THE United Nations refugee agency has issued a stark warning: millions of displaced people across conflict zones will face winter with dangerously inadequate protection as international humanitarian funding craters to unprecedented lows.
The UN High Commissioner for Refugees (UNHCR) confirmed that plummeting government contributions have forced the agency to slash winter assistance programs precisely when need has intensified. The agency’s emergency winter campaign seeks to raise $35 million – a sum that underscores both the scale of the crisis and the agency’s constrained resources.
“Humanitarian budgets are stretched to breaking point and the winter support that we offer will be much less this year,” said Dominique Hyde, UNHCR’s Director of External Relations, following field visits to Syria and Jordan. The admission marks a rare public acknowledgement of the agency’s diminishing capacity to protect vulnerable populations.
Multiple Crisis Zones Converge
The warning encompasses several deteriorating situations:
Syria and the Middle East: Over 1 million Syrians have returned since the Assad regime’s collapse, many to homes destroyed by years of warfare. UNHCR estimates 750,000 people risk losing access to essential winter supplies—blankets, insulation, heating—due to funding shortfalls. Returnees face the paradox of fleeing back to a country lacking basic infrastructure to sustain them through harsh weather.
Afghanistan: The country’s humanitarian emergency continues spiralling.
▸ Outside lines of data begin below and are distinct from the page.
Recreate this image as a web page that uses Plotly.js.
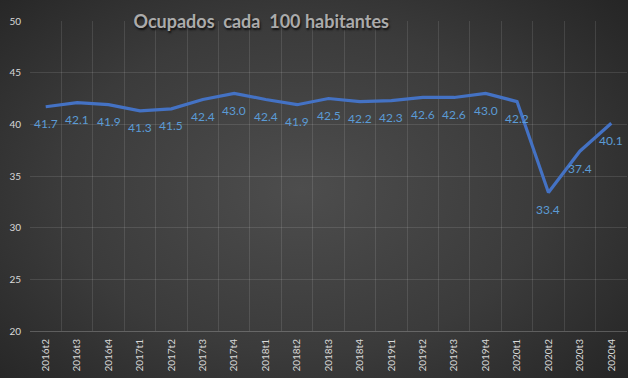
<!DOCTYPE html>
<html>
<head>
<meta charset="utf-8">
<script src="https://cdn.plot.ly/plotly-3.0.1.min.js"></script>
<style>
  html, body { margin: 0; padding: 0; }
  #chart {
    width: 628px; height: 378px;
    background: radial-gradient(ellipse 70% 78% at 48% 50%, #4d4d4d 0%, #3b3b3b 55%, #242424 100%);
  }
</style>
</head>
<body>
<div id="chart"></div>
<script>
const categories = ["2016t2","2016t3","2016t4","2017t1","2017t2","2017t3","2017t4","2018t1","2018t2","2018t3","2018t4","2019t1","2019t2","2019t3","2019t4","2020t1","2020t2","2020t3","2020t4"];
const ocupados = [41.7, 42.1, 41.9, 41.3, 41.5, 42.4, 43.0, 42.4, 41.9, 42.5, 42.2, 42.3, 42.6, 42.6, 43.0, 42.2, 33.4, 37.4, 40.1];
const yTicks = [20, 25, 30, 35, 40, 45, 50];

const fontFam = 'Lato, "Open Sans", sans-serif';

const trace = {
  x: categories,
  y: ocupados,
  type: 'scatter',
  mode: 'lines',
  line: { color: '#4472c4', width: 3.2 },
  hoverinfo: 'skip'
};

const labels = categories.map((c, i) => ({
  x: c, y: ocupados[i],
  xref: 'x', yref: 'y',
  text: ocupados[i].toFixed(1),
  showarrow: false,
  yshift: -17,
  font: { family: fontFam, size: 12, color: '#5b9bd5' }
}));

const layout = {
  width: 628, height: 378,
  margin: { l: 30, r: 1, t: 21, b: 47 },
  paper_bgcolor: 'rgba(0,0,0,0)',
  plot_bgcolor: 'rgba(0,0,0,0)',
  showlegend: false,
  annotations: labels,
  title: {
    text: '<b>Ocupados&nbsp; cada&nbsp; 100 habitantes</b>',
    x: 0.416, xanchor: 'center',
    y: 0.942, yanchor: 'middle',
    xref: 'container',
    yref: 'container',
    font: { family: fontFam, size: 18, color: '#ababab', shadow: '1px 2px 2px #111' }
  },
  xaxis: {
    type: 'category',
    range: [-0.5, categories.length - 0.5],
    tickson: 'boundaries',
    ticks: '',
    tickangle: -90,
    showgrid: true,
    gridcolor: 'rgba(255,255,255,0.11)',
    showline: true,
    linecolor: 'rgba(255,255,255,0.22)',
    linewidth: 1,
    ticklabelstandoff: 3,
    tickfont: { family: fontFam, size: 10, color: '#d9d9d9' },
    fixedrange: true
  },
  yaxis: {
    range: [20, 50],
    tickvals: yTicks,
    ticktext: yTicks.map(String),
    showgrid: true,
    gridcolor: 'rgba(255,255,255,0.11)',
    zeroline: false,
    showline: false,
    ticks: '',
    ticklabelstandoff: 8,
    tickfont: { family: fontFam, size: 10, color: '#d9d9d9' },
    fixedrange: true
  }
};

Plotly.newPlot('chart', [trace], layout, { displayModeBar: false, staticPlot: true });
</script>
</body>
</html>
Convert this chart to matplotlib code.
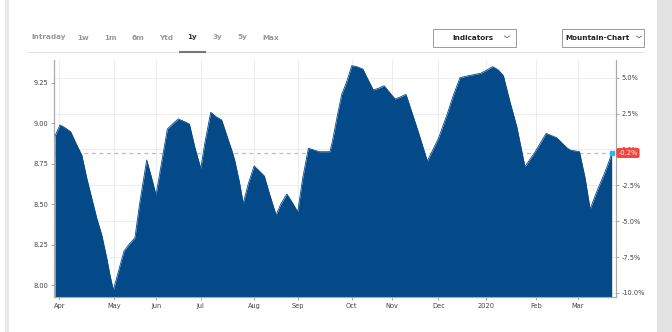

Nine in ten Afghans now live in poverty despite the end of four decades of active conflict. The situation has been compounded by the return of 2.2 million Afghans from Pakistan and Iran this year, many arriving “empty-handed” to a country offering few prospects. Recent earthquakes have intensified vulnerability. UNHCR’s response: traditional heating devices costing just $30 per family—illustrating both the modest interventions at stake and the agency’s inability to fund even these.
Ukraine: Displaced populations face their fourth winter of full-scale warfare. Ongoing attacks continue destroying critical infrastructure—gas lines, electrical grids, water systems. With temperatures forecast to drop to -20°C, internally displaced people confront compounding trauma: years of violence, destroyed homes, and now inadequate shelter from the deadly cold.
The Funding Arithmetic
The specific dollar amounts UNHCR cited reveal the crisis in stark terms: $53 for one refugee’s medical care in Jordan, $80 for a thermal kit in Ukraine, $181 for a family winter kit in Syria. These modest figures—juxtaposed against the $35 million funding gap—expose the magnitude of unmet need and the agency’s resource constraints.
Hyde’s appeal to “individuals and private donors” signals a fundamental shift. Traditionally, humanitarian operations relied on government funding. The explicit call for private contributions suggests institutional donors have withdrawn support at levels that threaten core operations.
A Widening Gap
The UNHCR warning crystallises a dangerous trend: as displacement crises multiply and intensify, international willingness to fund humanitarian response contracts. The agency frames this as temperatures and funding simultaneously plummeting—a dual crisis where policy decisions in donor capitals translate directly into exposure, hypothermia risk, and preventable deaths in refugee camps.
The agency’s emphasis on “running out of time and resources” indicates winter preparations are already behind schedule. With cold weather already affecting Afghanistan and approaching other regions, the window for intervention is closing.
This winter will test whether the international humanitarian system can maintain even baseline protections for displaced populations—or whether millions will face the elements with, as Hyde warned, “little to protect them from the bitter cold.”